Bad news: there are grand total of four jaguars in Puerto Iguazu, which means that the only cats I would be seeing in Argentina were the ones that dared to run into oncoming traffic. Even those were few and far between. I don't blame them, though. Personally, it was a little scary riding with an Argentine driver...a far safer bet than darting in front of one, as traffic lines or safety precautions are rarely noticed.
Upon our arrival into Iguazu, we were hit with the blasting, 100 degree weather. Being from Texas, I was prepared to handle this hot, humid disgusting-ness. The difference is that in Texas, we have air conditioners that work. And in Texas, you aren't wearing the same shirt for several days in a row. Not the case in Iguazu. We'll just say that I am certain I smelled very...lovely. Of course, they do have showers. The only issue I had was that ours had two nobs (as all showers do); although, these were labeled "hot" and "hot". Nope, not a typing mistake. Turn on one "hot" nob, and your water was scalding. Turn on the other "hot" nob, and your skin was melting off. It was quite the dilemma. I couldn't not shower. So, I cupped my hands and proceeded to throw water onto my body for a good ten minutes. Cup the burning water. Throw. Cup the burning water. Throw. Cup the burning water. Throw my hands up in frustration and accidently hit the shower curtain. Crash- the shower rod falls on my head. I quit. Back to smelling lovely.
Fortunately for me, that fresh shower feeling wouldn't have lasted long. We began our morning with a hike in the Iguazu National Park to view the Devil's Throat Falls up close. I'm not certain how to describe in words what I was about to see. We'll just say this: everything that you've ever seen on tv or pictured in your head or looked at on a postcard, looks nothing like the real thing. It's a sight that literally stops you dead in your tracks. All you can do is stare...and become immediately humbled/amazed/thankful for the existence of such magnificent things. You may have never believed in a higher being before that point but a sight like that will convince you that God truly does exist.
This sensation continued for the remainder of the day, as we traveled to other falls at the park. By this point, we were panting, sweating, and looked pretty much like we'd just risen from the dead. Next up, basking in the hot, hot, HOT heat as we waited to board a boat that would take us directly beneath the falls. That's right. I, Allison Grainger, traveled into a waterfall. No need for a shower anymore. I was soaked.

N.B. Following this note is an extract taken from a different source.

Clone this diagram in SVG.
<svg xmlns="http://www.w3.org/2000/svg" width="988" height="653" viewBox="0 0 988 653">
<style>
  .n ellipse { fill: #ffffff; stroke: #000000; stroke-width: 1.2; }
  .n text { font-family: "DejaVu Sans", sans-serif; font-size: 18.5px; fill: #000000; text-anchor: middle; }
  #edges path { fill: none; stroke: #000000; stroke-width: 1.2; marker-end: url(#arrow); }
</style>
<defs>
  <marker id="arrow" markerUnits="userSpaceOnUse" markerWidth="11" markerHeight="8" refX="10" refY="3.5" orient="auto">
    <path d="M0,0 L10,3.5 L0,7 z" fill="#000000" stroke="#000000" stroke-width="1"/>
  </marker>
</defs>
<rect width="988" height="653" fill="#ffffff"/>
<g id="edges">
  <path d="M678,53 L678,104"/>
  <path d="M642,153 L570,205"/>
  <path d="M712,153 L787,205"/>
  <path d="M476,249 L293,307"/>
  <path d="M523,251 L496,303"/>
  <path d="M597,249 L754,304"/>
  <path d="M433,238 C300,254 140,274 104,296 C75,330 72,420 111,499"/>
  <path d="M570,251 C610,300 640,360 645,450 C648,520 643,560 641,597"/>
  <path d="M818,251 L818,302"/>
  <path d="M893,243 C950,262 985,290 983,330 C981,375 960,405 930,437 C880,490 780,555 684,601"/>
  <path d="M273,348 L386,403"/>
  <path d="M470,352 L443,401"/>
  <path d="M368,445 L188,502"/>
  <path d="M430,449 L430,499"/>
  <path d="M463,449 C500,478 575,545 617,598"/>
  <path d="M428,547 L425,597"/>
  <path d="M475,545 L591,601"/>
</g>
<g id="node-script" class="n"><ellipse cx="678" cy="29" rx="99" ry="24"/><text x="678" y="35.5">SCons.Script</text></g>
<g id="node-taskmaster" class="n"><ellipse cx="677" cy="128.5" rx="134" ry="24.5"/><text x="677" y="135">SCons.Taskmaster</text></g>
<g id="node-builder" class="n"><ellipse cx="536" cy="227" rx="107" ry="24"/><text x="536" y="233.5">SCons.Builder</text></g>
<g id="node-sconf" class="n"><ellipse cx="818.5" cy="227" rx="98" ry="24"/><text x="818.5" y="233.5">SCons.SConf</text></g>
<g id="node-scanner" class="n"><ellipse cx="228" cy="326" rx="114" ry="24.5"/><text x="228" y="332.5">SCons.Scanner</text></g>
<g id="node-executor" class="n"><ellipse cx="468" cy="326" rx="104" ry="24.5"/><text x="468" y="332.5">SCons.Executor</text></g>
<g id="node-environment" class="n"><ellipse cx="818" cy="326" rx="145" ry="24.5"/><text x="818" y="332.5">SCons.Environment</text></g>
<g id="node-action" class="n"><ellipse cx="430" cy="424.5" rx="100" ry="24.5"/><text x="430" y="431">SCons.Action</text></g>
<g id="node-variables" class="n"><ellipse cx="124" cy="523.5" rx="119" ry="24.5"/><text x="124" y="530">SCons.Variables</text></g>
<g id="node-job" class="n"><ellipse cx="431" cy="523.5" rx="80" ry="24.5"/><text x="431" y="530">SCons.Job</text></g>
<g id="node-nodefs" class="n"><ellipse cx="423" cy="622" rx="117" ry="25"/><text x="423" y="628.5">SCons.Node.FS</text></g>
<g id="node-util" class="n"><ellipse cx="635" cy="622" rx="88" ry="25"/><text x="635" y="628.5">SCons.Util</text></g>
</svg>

Of course, the heat mixed with the safari truck ride (in which I saw no monkeys or tucans or jaguars or pumas...but I did see some trees that were supposed to be important for some reason or another. I can't remember those reasons, probably because trees aren't as cool as jaguars) left me restored to my previous state of moist from sweat. It was the half drowned-rat and half tornado-for-a-hairdryer look. Yeah, I would not be impressing any Argentine men today.
No need to worry, though. I wouldn't be seeing any more gauchos on my trip. The falls were one of our last stops. We made our way to where three countries- Argentina, Brazil, and Paraguay- meet at the Parana river. We took our final photos. We ate our last meal. Then, we boarded the bus, headed to the airport, and commenced with a full 24 hours of airport life.
Before long, we had landed in Miami. It was 6:30 am, after a red-eye flight. Once again, I looked...lovely. As I stepped off, the thoughts of my trip flashed through my mind: the long meals, the relaxed attitudes, the quiet beauty. I realized for the first time that life doesn't have to be so hectic. It's okay to take a seista or a 2-hour lunch or even just a deep breath. That's something the Argentines realize that we seem to forget: you can pause for a few brief moments and-surprisingly- the world still turns. The world never falls apart because you stopped working for a few seconds. It was a fact that I had always known...yet, somehow always seemed to forget.
Then, I thought of the lack of government support, the never-ending Coca Cola (which I'm now soooo tired of drinking), and the sticky weather. I had experienced a different culture in a way that made me appreciate their way of life...and be thankful for ours. As I was handed my passport, the gentleman announced, "Welcome home, Ms. Grainger."
Funny. I couldn't have said it better myself.